Dr. Risch's more recent work in the field provides further evidence in support of the traditional theory of Jewish history. In a study published in April of last year, Dr. Risch and another team of researchers analyzed two mutations that cause Gaucher disease, a storage disorder that is more widespread in the Jewish population than is dystonia.

Finding that the mutations had a longer history than that which causes dystonia, Dr. Risch also noted that the disease is not restricted to the Jewish population. "We dated one mutation to the period of time that the Ashkenazi population probably first coalesced as a distinct group, 1,100 or 1,200 years ago," Dr. Risch said. "We also have evidence that the other mutation actually predates the formation of the Ashkenazi Jews because it exists in non-Jews also. It has a reasonable frequency in the Portuguese community and exists in many Caucasian groups."

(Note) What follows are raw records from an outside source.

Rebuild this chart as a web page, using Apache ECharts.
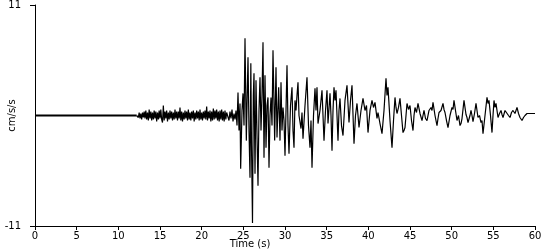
<!DOCTYPE html>
<html>
<head>
<meta charset="utf-8">
<script src="https://cdn.jsdelivr.net/npm/echarts@6/dist/echarts.min.js"></script>
<style>html,body{margin:0;padding:0;background:#fff}#c{width:550px;height:250px}</style>
</head>
<body>
<div id="c"></div>
<script>
// Quiet pre-event record (s, cm/s/s)
var quietTime = [0, 12.2];
var quietAccel = [0, 0];

// Low-level noise 12.3 s .. 23.0 s, sampled every 0.1 s
var noiseStart = 12.3;
var noiseStep = 0.1;
var noiseAccel = [
  0.1,-0.2,0.3,-0.3,0.2,-0.4,0.3,-0.2,0.4,-0.3,
  0.5,-0.4,0.3,-0.5,0.6,-0.3,0.4,-0.5,0.3,-0.4,
  0.5,-0.3,0.4,-0.6,0.3,-0.4,0.5,-0.3,0.6,-0.4,
  -0.7,1.0,-0.5,0.4,-0.3,0.5,-0.6,0.3,-0.4,0.5,
  -0.3,0.4,-0.5,0.3,-0.4,0.6,-0.3,0.4,-0.5,0.4,
  -0.3,0.8,-0.5,0.4,-0.6,0.3,-0.4,0.5,-0.3,0.4,
  -0.5,0.6,-0.4,0.3,-0.5,0.4,-0.3,0.5,-0.6,0.3,
  -0.4,0.5,-0.3,0.4,-0.5,0.6,-0.4,0.3,-0.5,0.4,
  -0.3,0.5,-0.4,0.9,-0.5,0.4,-0.3,0.5,-0.6,0.4,
  -0.5,0.7,-0.4,0.5,-0.3,0.6,-0.5,0.4,-0.6,0.5,
  -0.4,0.6,-0.5,0.4,-0.6,0.5,-0.4,0.3
];

// Strong motion and coda (s, cm/s/s)
var strongTime = [
  23.16,23.28,23.40,23.52,23.64,23.76,23.88,24.00,24.12,24.24,24.36,24.48,24.60,24.68,24.84,24.96,
  25.08,25.20,25.36,25.44,25.56,25.68,25.80,25.90,25.98,26.10,26.20,26.28,26.40,26.52,26.64,26.76,
  26.88,27.00,27.12,27.24,27.36,27.48,27.60,27.72,27.84,27.96,28.08,28.20,28.32,28.44,28.56,28.76,
  28.92,29.04,29.24,29.40,29.52,29.64,29.76,29.88,30.00,30.24,30.36,30.48,30.66,30.84,30.96,31.08,
  31.20,31.32,31.44,31.56,31.68,31.92,32.04,32.16,32.40,32.64,32.82,33.00,33.12,33.24,33.42,33.60,
  33.72,33.84,33.96,34.20,34.44,34.56,34.68,34.86,35.04,35.16,35.40,35.52,35.64,35.76,35.88,36.00,
  36.12,36.24,36.36,36.48,36.60,36.78,36.96,37.20,37.44,37.68,37.86,38.04,38.28,38.46,38.64,38.88,
  39.12,39.36,39.60,39.78,39.96,40.20,40.44,40.62,40.80,41.04,41.16,41.40,41.64,41.88,42.12,42.24,
  42.36,42.60,42.84,43.02,43.20,43.32,43.44,43.62,43.80,43.98,44.16,44.28,44.40,44.64,44.82,45.00,
  45.18,45.36,45.48,45.60,45.78,45.96,46.20,46.44,46.56,46.68,46.86,47.04,47.28,47.52,47.64,47.76,
  48.00,48.24,48.36,48.48,48.72,48.96,49.08,49.20,49.38,49.56,49.80,50.04,50.16,50.28,50.46,50.64,
  50.82,51.00,51.12,51.24,51.48,51.60,51.72,51.84,51.96,52.20,52.32,52.44,52.56,52.74,52.92,53.04,
  53.16,53.34,53.52,53.64,53.76,54.00,54.24,54.36,54.48,54.66,54.84,54.96,55.08,55.20,55.32,55.44,
  55.56,55.74,55.92,56.04,56.16,56.40,56.64,56.82,57.00,57.18,57.36,57.60,57.84,58.02,58.20,58.32,
  58.44,58.62,58.80,59.04,59.40,60.00
];
var strongAccel = [
  0.3,-0.5,0.4,-0.3,0.6,-0.6,0.2,-0.4,0.5,-1.0,2.3,-1.5,1.2,-5.3,0.5,2.2,
  -1.0,7.7,-2.5,1.0,5.8,-1.5,-6.2,5.2,-3.0,-10.7,2.0,4.2,-5.8,3.5,-2.0,-7.0,
  0.5,3.8,-1.5,2.0,7.3,-4.2,4.0,-3.2,1.0,1.8,-5.2,0.0,1.8,-1.0,6.5,-2.5,
  4.8,-2.2,2.8,-2.5,3.3,-1.5,0.8,-0.5,-4.0,5.0,-1.0,-3.8,1.0,2.8,-1.5,-3.2,
  1.5,0.5,2.0,3.3,0.0,-1.3,0.3,-2.3,1.0,3.8,-1.0,-3.2,-0.5,-5.2,0.0,2.7,
  0.5,2.8,-0.8,0.5,2.5,0.0,-2.5,0.5,2.5,-0.8,2.2,0.0,-3.5,0.5,2.8,1.5,
  2.5,0.0,-2.5,0.5,1.7,-1.0,-2.0,1.5,3.0,-0.7,1.5,3.0,-2.8,0.0,1.2,-1.2,
  0.5,1.7,0.5,1.0,-1.7,0.5,1.5,0.8,1.3,-0.3,0.3,-0.8,-1.8,0.5,3.7,2.0,
  2.8,-0.5,-3.2,-0.5,1.8,0.8,0.2,0.8,1.7,0.0,-1.7,-1.5,-1.2,1.2,0.6,1.0,
  -0.5,-1.5,0.0,0.8,0.3,1.2,0.2,-0.5,0.0,0.5,-0.3,-0.5,0.5,0.8,0.5,1.3,
  0.0,-1.0,-0.3,0.3,0.5,1.2,0.6,0.3,-0.5,-1.2,0.0,0.8,0.6,1.5,0.5,-0.5,
  0.0,-1.0,-0.8,-0.3,1.5,0.8,0.1,-0.2,-0.7,0.0,0.5,0.0,-0.6,0.2,1.2,0.5,
  -0.2,0.0,-0.7,-0.5,-1.8,0.0,1.8,1.2,1.5,0.0,-1.7,0.0,1.5,0.8,1.2,0.5,
  -0.2,0.2,0.5,0.1,-0.2,0.5,0.5,0.0,-0.2,0.3,0.5,0.2,0.8,0.2,-0.2,-0.1,
  -0.5,-0.2,0.0,0.2,0.2,0.2
];

// Axis settings
var xMin = 0, xMax = 60, xStep = 5;
var yMin = -11, yMax = 11;

var quietPts = [];
for (var i = 0; i < quietTime.length; i++) quietPts.push([quietTime[i], quietAccel[i]]);
var pts = [];
for (var j = 0; j < noiseAccel.length; j++) pts.push([+(noiseStart + j * noiseStep).toFixed(2), noiseAccel[j]]);
for (var k = 0; k < strongTime.length; k++) pts.push([strongTime[k], strongAccel[k]]);
pts.unshift(quietPts[quietPts.length - 1]);

var font = 'DejaVu Sans';
var chart = echarts.init(document.getElementById('c'), null, {renderer: 'canvas'});
chart.setOption({
  animation: false,
  backgroundColor: '#fff',
  grid: {left: 35, right: 15, top: 5, bottom: 24, containLabel: false, outerBoundsMode: 'none'},
  xAxis: {
    type: 'value', min: xMin, max: xMax, interval: xStep,
    name: 'Time (s)', nameLocation: 'middle', nameGap: 13, nameMoveOverlap: false,
    nameTextStyle: {color: '#000', fontFamily: font, fontSize: 10, padding: [0, 70, 0, 0]},
    axisLine: {onZero: false, lineStyle: {color: '#000', width: 1}},
    axisTick: {show: true, length: 4, lineStyle: {color: '#000'}},
    axisLabel: {color: '#000', fontFamily: font, fontSize: 10, margin: 5},
    splitLine: {show: false}
  },
  yAxis: {
    type: 'value', min: yMin, max: yMax, interval: yMax - yMin,
    name: 'cm/s/s', nameLocation: 'middle', nameGap: 18, nameRotate: 90, nameMoveOverlap: false,
    nameTextStyle: {color: '#000', fontFamily: font, fontSize: 10},
    axisLine: {show: true, onZero: false, lineStyle: {color: '#000', width: 1}},
    axisTick: {show: true, length: 5, lineStyle: {color: '#000'}},
    axisLabel: {color: '#000', fontFamily: font, fontSize: 10, margin: 14},
    splitLine: {show: false}
  },
  series: [{
    type: 'line', data: quietPts, showSymbol: false, symbol: 'none',
    lineStyle: {color: '#000', width: 2}, silent: true
  }, {
    type: 'line', data: pts, showSymbol: false, symbol: 'none',
    lineStyle: {color: '#000', width: 1.2}, silent: true
  }]
});
</script>
</body>
</html>
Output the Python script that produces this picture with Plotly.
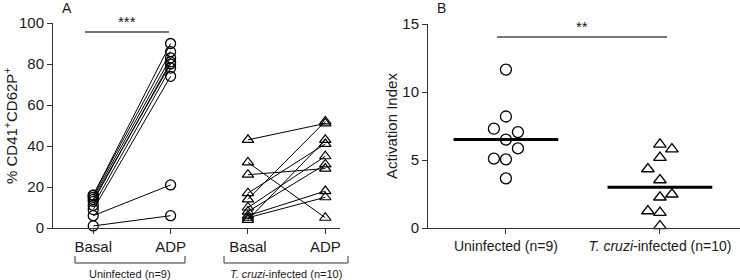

To Dr. Risch, these facts place the antecedents of today's Ashkenazi Jewish population in Central Europe, and not Khazaria, during the Middle Ages. "My interpretation is that this evidence is more in line with the founding of the Ashkenazi population in Central Europe," he said. "The Khazar contribution to the Ashkenazi gene pool is probably not that significant."

Dr. Harry Ostrer, a researcher in the Department of Genetics at New York University Medical School, contends that the Ashkenazi Jewish population is undoubtedly closer to other Jewish populations, at least genetically, than it is to non-Jewish groups outside the Middle East. In a June study of Y-chromosome haplotypes, or genetic markers transmitted on the male line, Dr. Ostrer and a team of researchers concluded, "Despite their long-term residence in different countries and isolation from one another, most Jewish populations [are] not significantly different from one another at the genetic level."

Another finding of Dr. Ostrer's study is that while the Ashkenazi Jews are not very close genetically to European gentiles, they are genetically close to some Arab groups. Reinforcing this evidence is a study by Aravinda Chakravarti, director of the McKusick-Nathans Institute of Genetic Medicine at Johns Hopkins University, who found that a certain genetic mutation causing deafness, DFNB1, affects Jews, Palestinians and other groups of the Mediterranean. Recognizing the historical ramifications of this study, Dr. Ostrer pointed out that Jews and Palestinians probably had common ancestors not so long ago. "It's commonly believed among historians that many of the people that became Palestinian Arabs were once Jewish," he said.

The researcher went on to underscore the social irony of such a situation. "The Arabs don't happen to 'remember' that anymore," he said, pointing to the hostilities of Arab groups toward Israel. He was also able, however, to see the situation from the opposite perspective. "Conversely, maybe if the Israelis 'remembered' [that the Arabs used to be Jews], they'd be nicer to them."